Over the years, grandchildren, would prompt my grandmother for recipes, but they all lacked the essence of what made them hers. She issued one recipe for biscuits, without including flour (her impatience wasn’t limited to teaching, apparently it included written directions as well). She advised another on her wedding day, it was essential to keep three quarts of frozen chicken stock on hand at all times, but neglected to mention why. On her fifth anniversary, the niece asked, “what am I supposed to with that chicken stock, anyway?”

Two generations of impatient women, who don’t have the time nor inclination to explain the nuances of tedious tasks. We take for granted we learned theses things the hard way, and consider you are a bright enough spark to do the same for yourself. I doubt I ever learn to make biscuits.

Proper Responses

I thought the days of scraped knees and blue shins were behind me, like the childhood days of creating a homemade slip-n-slide out of a plastic drop cloth and using dishwashing detergent as a lubricant. That was the last scraped knee, or was a small gash,I recall having. Maybe childishness never really evaporates, we just grow too uptight to appreciate the joy and begin dismissing it in the name of sophistication. I still adhere to some juvenile traits, like sulking. Mature, huh?

We finished the paver path and the end result feels anticlimactic. Nine months of various stages of planning, designing, compromising and redesigning, unadulterated laziness, deliveries, procrastination, begging and pleading. Completion should be a means to an end, but it falls short. Not of expectations exactly, but something like it…I can’t claim disappoint sans expectations, because how can you be disappointed if you don’t anticipate a minimal return on planning.
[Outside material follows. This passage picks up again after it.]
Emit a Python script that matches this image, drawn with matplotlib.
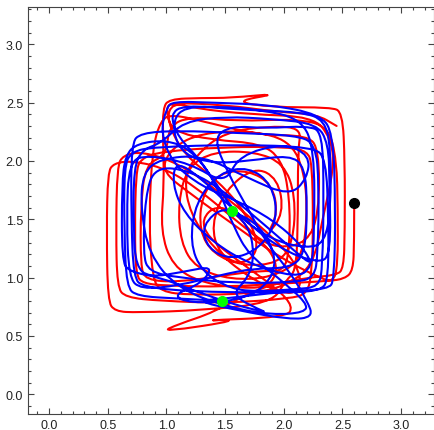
import numpy as np
import matplotlib
matplotlib.use("Agg")
import matplotlib.pyplot as plt
from matplotlib.path import Path
from matplotlib.patches import PathPatch
from matplotlib.ticker import MultipleLocator, FormatStrFormatter

# Waypoints (data coordinates)
red_pts = [
    (2.60, 1.64), (2.60, 1.30), (2.59, 1.06), (2.52, 0.99), (2.38, 0.97),
    (2.00, 0.95), (1.50, 0.92), (1.00, 0.93), (0.80, 0.95), (0.74, 1.02),
    (0.73, 1.40), (0.74, 1.90), (0.78, 2.02),
    (0.95, 2.08), (1.50, 2.12), (2.05, 2.12), (2.20, 2.08), (2.24, 1.98),
    (2.25, 1.50), (2.24, 1.05), (2.20, 0.86),
    (2.05, 0.82), (1.50, 0.78), (0.95, 0.80), (0.65, 0.83), (0.58, 0.92),
    (0.57, 1.40), (0.58, 1.95), (0.63, 2.05), (0.80, 2.08),
    (1.10, 1.98), (1.42, 1.76), (1.78, 1.46), (2.05, 1.20), (2.15, 1.00),
    (2.12, 0.88), (2.00, 0.86),
    (1.70, 1.00), (1.40, 1.25), (1.20, 1.55), (1.15, 1.85), (1.25, 2.05),
    (1.50, 2.25), (1.90, 2.30), (2.15, 2.28), (2.12, 2.10), (2.12, 1.40),
    (2.10, 1.05), (2.02, 0.98),
    (1.90, 0.78), (1.30, 0.72), (0.75, 0.70), (0.56, 0.71), (0.50, 0.80),
    (0.49, 1.40), (0.50, 1.90), (0.55, 1.98), (0.70, 2.00),
    (0.95, 1.95), (1.22, 1.80), (1.58, 1.50), (1.85, 1.28), (1.95, 1.10),
    (1.90, 0.95), (1.75, 0.90),
    (1.30, 0.95), (1.05, 1.10), (0.95, 1.40), (0.98, 1.80), (0.97, 2.20),
    (0.97, 2.45), (1.02, 2.53), (1.30, 2.54), (1.54, 2.54),
    (1.97, 2.58), (1.57, 2.51), (1.90, 2.46), (2.40, 2.46), (2.50, 2.42),
    (2.52, 2.00), (2.52, 1.40), (2.51, 1.08), (2.45, 1.02), (2.20, 1.00),
    (1.80, 0.92), (1.40, 0.70), (1.10, 0.60), (0.95, 0.53),
    (1.66, 0.64), (1.26, 0.63), (2.02, 0.66), (2.08, 0.75), (1.95, 0.90),
    (1.60, 1.15), (1.35, 1.35), (1.30, 1.50), (1.42, 1.62), (1.60, 1.55),
    (1.75, 1.35), (1.95, 1.25), (2.20, 1.30), (2.30, 1.55), (2.30, 2.10),
    (2.20, 2.22), (1.80, 2.22), (1.35, 2.33), (1.05, 2.40), (0.95, 2.35),
    (0.88, 2.10), (0.85, 1.50), (0.88, 1.00), (0.95, 0.88), (1.20, 0.85),
    (1.70, 0.86), (2.00, 0.92), (2.25, 1.10), (2.33, 1.50), (2.43, 1.95),
    (2.40, 2.20), (2.25, 2.38), (1.70, 2.40), (1.25, 2.45), (1.05, 2.50),
    (1.00, 2.35), (1.15, 2.05), (1.45, 1.82), (1.68, 1.55), (1.80, 1.25),
    (1.65, 1.10), (1.45, 1.20), (1.38, 1.45), (1.50, 1.75), (1.75, 1.95),
    (1.95, 1.85), (2.00, 1.55), (1.85, 1.35),
    (1.95, 1.55), (1.90, 1.80), (1.70, 1.92), (1.45, 1.90), (1.30, 1.70),
    (1.28, 1.40), (1.40, 1.20), (1.65, 1.10), (1.95, 1.12), (2.08, 1.30),
    (2.10, 1.70), (2.00, 1.98), (1.75, 2.08), (1.40, 2.08), (1.18, 1.95),
    (1.10, 1.65), (1.12, 1.30), (1.25, 1.08), (1.55, 0.98), (1.90, 1.00),
    (2.15, 1.15), (2.20, 1.50), (2.18, 1.90), (2.05, 2.18), (1.70, 2.26),
    (1.30, 2.24), (1.05, 2.12), (0.95, 1.92),
    (1.20, 1.72), (1.62, 1.42), (1.95, 1.18), (2.30, 1.00), (2.42, 0.96),
    (2.46, 1.10), (2.46, 1.60), (2.45, 2.00), (2.38, 2.30), (2.10, 2.36),
    (1.60, 2.34), (1.20, 2.38), (1.02, 2.30), (1.00, 2.05), (0.82, 1.97),
    (0.78, 1.60), (0.78, 1.10), (0.82, 0.98), (1.10, 0.96), (1.50, 1.02),
    (1.80, 1.06), (2.00, 1.05), (2.05, 1.25), (2.05, 1.70), (1.98, 2.02),
    (1.80, 2.15), (1.40, 2.18), (1.05, 2.25), (0.99, 2.45), (1.05, 2.50),
    (1.50, 2.48), (1.95, 2.42), (2.28, 2.40), (2.45, 2.30),
]

blue_pts = [
    (1.47, 0.80), (1.10, 0.82), (0.75, 0.84), (0.66, 0.92),
    (0.64, 1.40), (0.64, 1.95), (0.70, 2.08), (0.90, 2.12), (1.60, 2.14),
    (2.25, 2.12), (2.36, 2.02), (2.38, 1.50), (2.38, 1.00), (2.32, 0.88),
    (1.90, 0.87), (1.20, 0.88), (0.80, 0.92), (0.72, 1.00),
    (0.70, 1.50), (0.70, 2.15), (0.78, 2.24), (1.10, 2.26), (1.60, 2.24),
    (2.10, 2.22), (2.27, 2.15), (2.30, 1.80), (2.29, 1.20), (2.26, 1.00),
    (2.10, 0.96), (1.60, 0.95), (1.10, 1.00), (0.85, 1.05), (0.80, 1.20),
    (0.82, 1.70), (0.90, 1.95), (1.20, 1.92), (1.52, 1.72), (1.85, 1.44),
    (2.10, 1.22), (2.25, 1.10), (2.15, 1.28), (1.90, 1.50),
    (1.60, 1.66), (1.30, 1.78), (1.05, 1.98), (0.95, 2.25), (1.00, 2.45),
    (1.05, 2.51), (1.40, 2.50), (1.90, 2.48), (2.30, 2.40), (2.42, 2.25),
    (2.44, 1.60), (2.43, 0.98), (2.38, 0.90), (2.00, 0.88),
    (1.50, 0.82), (1.25, 0.80), (1.60, 0.72), (2.05, 0.64), (2.25, 0.66),
    (2.20, 0.80), (2.05, 1.05), (1.85, 1.30), (1.70, 1.58), (1.52, 1.90),
    (1.40, 2.20), (1.55, 2.30), (1.85, 2.28), (2.20, 2.30), (2.33, 2.25),
    (2.34, 1.70), (2.33, 1.10), (2.30, 0.92), (2.10, 0.90),
    (1.80, 0.88), (1.55, 0.90), (1.30, 1.05), (1.20, 1.30), (1.25, 1.65),
    (1.45, 1.90), (1.70, 1.95), (1.90, 1.80), (1.95, 1.50), (1.80, 1.25),
    (1.55, 1.15), (1.35, 1.25), (1.30, 1.45), (1.50, 1.62), (1.70, 1.45),
    (1.75, 1.20), (1.70, 1.00), (1.55, 0.85), (1.80, 0.72), (1.86, 0.70),
    (1.60, 0.76), (1.20, 0.90), (0.95, 1.00), (0.68, 1.05), (0.62, 1.15),
    (0.62, 1.80), (0.65, 2.05), (0.75, 2.15), (1.00, 2.18), (1.20, 2.10),
    (1.38, 1.88), (1.58, 1.55), (1.90, 1.32), (2.20, 1.25), (2.35, 1.30),
    (2.40, 1.60), (2.40, 2.10), (2.35, 2.35), (2.15, 2.42), (1.60, 2.44),
    (1.15, 2.48), (1.03, 2.40), (1.10, 2.20), (1.30, 2.00), (1.46, 1.72),
    (1.58, 1.42), (1.70, 1.20), (1.95, 1.00), (2.20, 0.78), (2.18, 0.70),
    (1.90, 0.68), (1.55, 0.74), (1.10, 0.90), (0.85, 1.20), (0.78, 1.60),
    (0.80, 1.90), (0.95, 2.02), (1.30, 2.05), (1.70, 1.85), (2.05, 1.70),
    (2.20, 1.85), (2.22, 2.05), (2.00, 2.15), (1.62, 2.05), (1.50, 1.80),
    (1.20, 1.98), (0.85, 2.05), (0.68, 2.00), (0.66, 1.50), (0.68, 1.00),
    (0.78, 0.90), (1.10, 0.93), (1.45, 1.02), (1.75, 1.08), (2.05, 1.08),
    (2.18, 1.20), (2.20, 1.60), (2.18, 1.95), (2.05, 2.05), (1.70, 2.00),
    (1.40, 1.98), (1.15, 2.05), (1.05, 2.25), (1.10, 2.45), (1.40, 2.47),
    (1.80, 2.44), (2.15, 2.36), (2.26, 2.10), (2.26, 1.40), (2.24, 1.08),
    (2.10, 1.00), (1.70, 1.12), (1.40, 1.30), (1.15, 1.55), (1.05, 1.80),
    (1.08, 2.00), (1.30, 1.85), (1.55, 1.60), (1.95, 1.25), (2.30, 1.12),
    (2.40, 1.20), (2.39, 1.80), (2.38, 2.15), (2.28, 2.32), (1.90, 2.36),
    (1.50, 2.38), (1.15, 2.34), (0.95, 2.15), (0.80, 2.10), (0.72, 1.95),
    (0.72, 1.40), (0.74, 1.10), (0.85, 1.00), (1.15, 1.05), (1.40, 1.10),
    (1.30, 0.95), (1.05, 0.85), (1.20, 0.78), (1.60, 0.80), (1.85, 0.92),
    (1.95, 1.15), (1.80, 1.45), (1.56, 1.57),
]

green_x = [1.56, 1.47]
green_y = [1.57, 0.80]
black_x = [2.60]
black_y = [1.64]

xticks = [0.0, 0.5, 1.0, 1.5, 2.0, 2.5, 3.0]
yticks = [0.0, 0.5, 1.0, 1.5, 2.0, 2.5, 3.0]


def smooth_path(pts):
    p = np.asarray(pts, dtype=float)
    verts = [p[0]]
    codes = [Path.MOVETO]
    for i in range(1, len(p) - 1):
        verts.append(p[i])
        verts.append((p[i] + p[i + 1]) / 2)
        codes += [Path.CURVE3, Path.CURVE3]
    verts.append(p[-1])
    codes.append(Path.LINETO)
    return Path(np.array(verts), codes)


fig = plt.figure(figsize=(4.35, 4.31), dpi=100)
ax = fig.add_axes([28 / 435, 16 / 431, 406 / 435, 407 / 431])

ax.add_patch(PathPatch(smooth_path(red_pts), fill=False, ec=(1, 0, 0), lw=1.5,
                       capstyle='round', joinstyle='round'))
ax.add_patch(PathPatch(smooth_path(blue_pts), fill=False, ec=(0, 0, 1), lw=1.5,
                       capstyle='round', joinstyle='round'))
ax.plot(black_x, black_y, 'o', color='black', ms=7, zorder=5)
ax.plot(green_x, green_y, 'o', color=(0, 1, 0), ms=7, zorder=5)

ax.set_xlim(-0.18, 3.28)
ax.set_ylim(-0.17, 3.32)
ax.set_xticks(xticks)
ax.set_yticks(yticks)
ax.xaxis.set_major_formatter(FormatStrFormatter('%.1f'))
ax.yaxis.set_major_formatter(FormatStrFormatter('%.1f'))
ax.xaxis.set_minor_locator(MultipleLocator(0.1))
ax.yaxis.set_minor_locator(MultipleLocator(0.1))
ax.tick_params(which='both', direction='in', top=True, right=True,
               color='#444444', labelsize=9, labelcolor='#222222', width=0.8)
ax.tick_params(which='major', length=4)
ax.tick_params(which='minor', length=2)
for s in ax.spines.values():
    s.set_color('#444444')
    s.set_linewidth(0.8)
for lab in ax.get_xticklabels() + ax.get_yticklabels():
    lab.set_family('Liberation Sans')

fig.savefig('out.png', dpi=100)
I’m displeased all the effort didn’t yield some pinnacle of greatness, or golden idol of suburban idealism. Nope. None of those things. Just a fucking path from the parking pad to the front door.
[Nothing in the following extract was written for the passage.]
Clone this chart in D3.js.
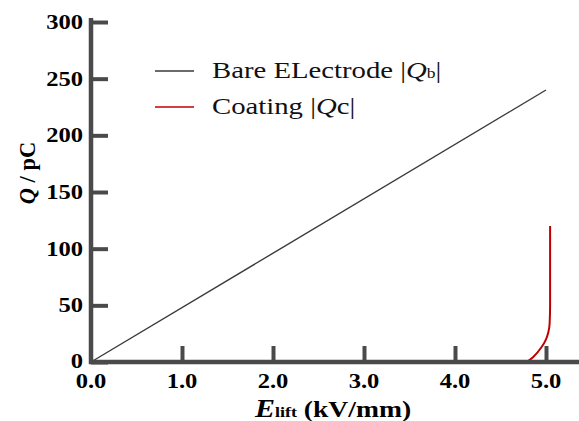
<!DOCTYPE html>
<meta charset="utf-8">
<head>
  <style>
    html, body { margin: 0; padding: 0; background: #fff; }
    svg { display: block; font-family: "Liberation Serif", "Times New Roman", serif; }
  </style>
</head>
<script src="https://cdn.jsdelivr.net/npm/d3@7"></script>
<body>
<script>
  // data
  var xTicks = [0, 1, 2, 3, 4, 5];
  var yTicks = [0, 50, 100, 150, 200, 250, 300];
  var bareE = [0, 5.0];
  var bareQ = [0, 240];
  var coatE = [4.79, 4.86, 4.95, 5.0, 5.025, 5.04, 5.045, 5.045];
  var coatQ = [0, 4.5, 13, 20, 26, 34, 50, 120];
  var legendNames = ["Bare ELectrode", "Coating"];

  var W = 579, H = 421;
  var svg = d3.select("body").append("svg").attr("width", W).attr("height", H);

  var x = d3.scaleLinear().domain([0, 5]).range([91, 546]);
  var y = d3.scaleLinear().domain([0, 300]).range([362, 22]);
  var axisCol = "#4a4a4a";
  var sx = 1.17; // the text in the picture is a bit wide

  // lines
  var line = d3.line().x(function(d){ return x(d[0]); }).y(function(d){ return y(d[1]); });
  svg.append("path")
    .datum(bareE.map(function(e, i){ return [e, bareQ[i]]; }))
    .attr("d", line).attr("fill", "none").attr("stroke", "#3a3a3a").attr("stroke-width", 1.4);
  svg.append("path")
    .datum(coatE.map(function(e, i){ return [e, coatQ[i]]; }))
    .attr("d", line.curve(d3.curveMonotoneY)).attr("fill", "none").attr("stroke", "#c00000").attr("stroke-width", 2);

  // y axis
  var yAxis = d3.axisRight(y).tickValues(yTicks).tickSize(17).tickFormat("");
  var gy = svg.append("g").attr("transform", "translate(" + x(0) + ",0)").call(yAxis);
  gy.select(".domain").remove();
  gy.selectAll(".tick line").attr("stroke", axisCol).attr("stroke-width", 4);
  svg.append("line").attr("x1", x(0)).attr("x2", x(0)).attr("y1", y(300) - 4).attr("y2", y(0) + 2)
    .attr("stroke", axisCol).attr("stroke-width", 4.5);
  svg.append("g").selectAll("text").data(yTicks).join("text")
    .attr("transform", function(d){ return "translate(83," + (y(d) - (d === 0 ? 1 : 0)) + ") scale(" + sx + ",1)"; })
    .attr("dy", "0.34em")
    .attr("text-anchor", "end").attr("font-weight", "bold").attr("font-size", 21)
    .text(function(d){ return d; });

  // x axis
  var xAxis = d3.axisTop(x).tickValues(xTicks.slice(1)).tickSize(16).tickFormat("");
  var gx = svg.append("g").attr("transform", "translate(0," + y(0) + ")").call(xAxis);
  gx.select(".domain").remove();
  gx.selectAll(".tick line").attr("stroke", axisCol).attr("stroke-width", 4);
  svg.append("line").attr("x1", x(0) - 2).attr("x2", W).attr("y1", y(0)).attr("y2", y(0))
    .attr("stroke", axisCol).attr("stroke-width", 4.5);
  svg.append("g").selectAll("text").data(xTicks).join("text")
    .attr("transform", function(d){ return "translate(" + x(d) + ",388) scale(" + sx + ",1)"; })
    .attr("text-anchor", "middle").attr("font-weight", "bold").attr("font-size", 21)
    .text(function(d){ return d.toFixed(1); });

  // axis titles
  var xt = svg.append("text").attr("transform", "translate(333,417) scale(1.2,1)").attr("text-anchor", "middle")
    .attr("font-weight", "bold").attr("font-size", 23);
  xt.append("tspan").attr("font-style", "italic").attr("font-size", 25).text("E");
  xt.append("tspan").attr("font-size", 15).text("lift");
  xt.append("tspan").text(" (kV/mm)");

  var yt = svg.append("text").attr("transform", "translate(35,173) rotate(-90)")
    .attr("text-anchor", "middle").attr("font-weight", "bold").attr("font-size", 22.5);
  yt.append("tspan").attr("font-style", "italic").text("Q");
  yt.append("tspan").text(" / pC");

  // legend
  var legY = [71, 107], legCol = ["#3a3a3a", "#c00000"];
  var leg = svg.append("g");
  leg.selectAll("line").data(legendNames).join("line")
    .attr("x1", 155).attr("x2", 194)
    .attr("y1", function(d, i){ return legY[i]; }).attr("y2", function(d, i){ return legY[i]; })
    .attr("stroke", function(d, i){ return legCol[i]; }).attr("stroke-width", 1.6);
  var subs = ["b", "c"];
  leg.selectAll("text").data(legendNames).join("text")
    .attr("transform", function(d, i){ return "translate(212," + (legY[i] + 7) + ") scale(1.25,1)"; })
    .attr("font-size", 23).attr("fill", "#111")
    .each(function(d, i){
      var t = d3.select(this);
      t.append("tspan").text(d + " |");
      t.append("tspan").attr("font-style", "italic").text("Q");
      if (i === 0) t.append("tspan").attr("font-size", 14).text(subs[i]);
      else t.append("tspan").text(subs[i]);
      t.append("tspan").text("|");
    });
</script>
</body>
The neighbors have been complimentary, even generous, with their praise, though I can’t help but wonder are the praising the path itself, or the fact that it only took six months to move three palettes of concrete bricks out of the front yard. All I see are the shortcomings, the squandered preparations, and the micromanaging I’ve endured for the past four days. The slowly executed task transformed into a high priority project because the weather was sucky for execution there was a piece of equipment with an expensive rental contract (tick, tick, tick tick). The results feel paltry compared to the effort, but the neighbors aren’t concerned with such trivial details like my sanity, so the proper response is, thank you, rather than voicing that all inclusive, but…

The path should be enough, but I allowed all sense of accomplishment to be tainted by the journey. I thought if I were patient enough, anticipated enough, and knew enough about the idiosyncrasies about the project foreman, I could rise to the occasion, and be a better partner, but in the end, I just wanted wanted to chew off my own leg to escape, all over micromanaging to the hundredth decimal point. In spite of extensive planning, you can’t adequately expect to influence the basic nature of others. If they are accustomed to solving problems in specific ways, you’re unlikely to influence a change. We are who we are, and we don’t change unless we choose to.